►
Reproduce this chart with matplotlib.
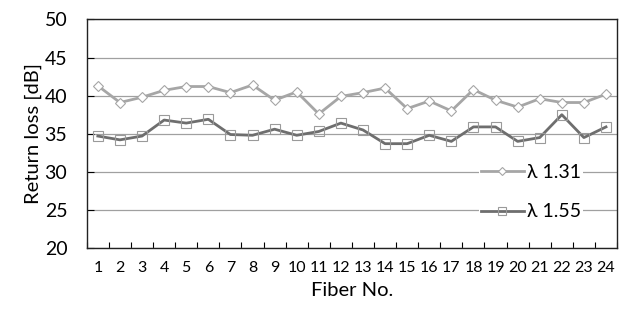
import matplotlib.pyplot as plt
import numpy as np

fiber = list(range(1, 25))
rl_131 = [41.3, 39.1, 39.8, 40.7, 41.2, 41.2, 40.4, 41.4, 39.4, 40.5, 37.6, 39.9,
          40.4, 41.0, 38.3, 39.3, 38.0, 40.8, 39.4, 38.5, 39.6, 39.1, 39.1, 40.2]
rl_155 = [34.7, 34.2, 34.7, 36.8, 36.4, 36.9, 34.9, 34.8, 35.6, 34.8, 35.3, 36.4,
          35.5, 33.7, 33.7, 34.8, 34.0, 35.9, 35.9, 34.0, 34.5, 37.5, 34.5, 35.9]
labels = ["λ 1.31", "λ 1.55"]

plt.rcParams["font.family"] = ["Lato", "DejaVu Sans"]

fig = plt.figure(figsize=(6.29, 3.14), dpi=100)
ax = fig.add_axes([0.138, 0.21, 0.843, 0.728])

ax.plot(fiber, rl_131, color="#a6a6a6", linewidth=2, marker="D", markersize=5.5,
        markerfacecolor="white", markeredgecolor="#a6a6a6", markeredgewidth=0.8,
        label=labels[0], zorder=3)
ax.plot(fiber, rl_155, color="#6e6e6e", linewidth=2, marker="s", markersize=7,
        markerfacecolor="none", markeredgecolor="#9a9a9a", markeredgewidth=0.8,
        label=labels[1], zorder=3)

ax.set_xlim(0.5, 24.5)
ax.set_ylim(20, 50)
ax.set_yticks(np.arange(20, 51, 5))
ax.set_xticks(fiber)
ax.set_xticks(np.arange(0.5, 25, 1), minor=True)
ax.tick_params(axis="x", which="major", length=0, labelsize=11.5, pad=9)
ax.tick_params(axis="x", which="minor", direction="in", length=4, width=0.8)
ax.tick_params(axis="y", direction="in", length=5, width=0.8, labelsize=14, pad=14)
ax.grid(axis="y", color="#a0a0a0", linewidth=0.9)
for s in ax.spines.values():
    s.set_color("#222222")
    s.set_linewidth(1.0)

ax.set_xlabel("Fiber No.", fontsize=14.5, labelpad=5)
ax.set_ylabel("Return loss [dB]", fontsize=14.5, labelpad=2)

leg = ax.legend(loc="lower right", bbox_to_anchor=(0.955, 0.07), frameon=True,
                fontsize=14, handlelength=2.2, handletextpad=0.2,
                labelspacing=1.15, borderpad=0.1, markerscale=0.8)
leg.get_frame().set_edgecolor("none")
leg.get_frame().set_facecolor("white")
leg.get_frame().set_alpha(1)

fig.savefig("out.png", dpi=100)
◄
Set problem:
Write out the material above once more, exactly as it reads, with no pictures.

Output for this exercise:
Reproduce this chart with matplotlib.
import matplotlib.pyplot as plt
import numpy as np

fiber = list(range(1, 25))
rl_131 = [41.3, 39.1, 39.8, 40.7, 41.2, 41.2, 40.4, 41.4, 39.4, 40.5, 37.6, 39.9,
          40.4, 41.0, 38.3, 39.3, 38.0, 40.8, 39.4, 38.5, 39.6, 39.1, 39.1, 40.2]
rl_155 = [34.7, 34.2, 34.7, 36.8, 36.4, 36.9, 34.9, 34.8, 35.6, 34.8, 35.3, 36.4,
          35.5, 33.7, 33.7, 34.8, 34.0, 35.9, 35.9, 34.0, 34.5, 37.5, 34.5, 35.9]
labels = ["λ 1.31", "λ 1.55"]

plt.rcParams["font.family"] = ["Lato", "DejaVu Sans"]

fig = plt.figure(figsize=(6.29, 3.14), dpi=100)
ax = fig.add_axes([0.138, 0.21, 0.843, 0.728])

ax.plot(fiber, rl_131, color="#a6a6a6", linewidth=2, marker="D", markersize=5.5,
        markerfacecolor="white", markeredgecolor="#a6a6a6", markeredgewidth=0.8,
        label=labels[0], zorder=3)
ax.plot(fiber, rl_155, color="#6e6e6e", linewidth=2, marker="s", markersize=7,
        markerfacecolor="none", markeredgecolor="#9a9a9a", markeredgewidth=0.8,
        label=labels[1], zorder=3)

ax.set_xlim(0.5, 24.5)
ax.set_ylim(20, 50)
ax.set_yticks(np.arange(20, 51, 5))
ax.set_xticks(fiber)
ax.set_xticks(np.arange(0.5, 25, 1), minor=True)
ax.tick_params(axis="x", which="major", length=0, labelsize=11.5, pad=9)
ax.tick_params(axis="x", which="minor", direction="in", length=4, width=0.8)
ax.tick_params(axis="y", direction="in", length=5, width=0.8, labelsize=14, pad=14)
ax.grid(axis="y", color="#a0a0a0", linewidth=0.9)
for s in ax.spines.values():
    s.set_color("#222222")
    s.set_linewidth(1.0)

ax.set_xlabel("Fiber No.", fontsize=14.5, labelpad=5)
ax.set_ylabel("Return loss [dB]", fontsize=14.5, labelpad=2)

leg = ax.legend(loc="lower right", bbox_to_anchor=(0.955, 0.07), frameon=True,
                fontsize=14, handlelength=2.2, handletextpad=0.2,
                labelspacing=1.15, borderpad=0.1, markerscale=0.8)
leg.get_frame().set_edgecolor("none")
leg.get_frame().set_facecolor("white")
leg.get_frame().set_alpha(1)

fig.savefig("out.png", dpi=100)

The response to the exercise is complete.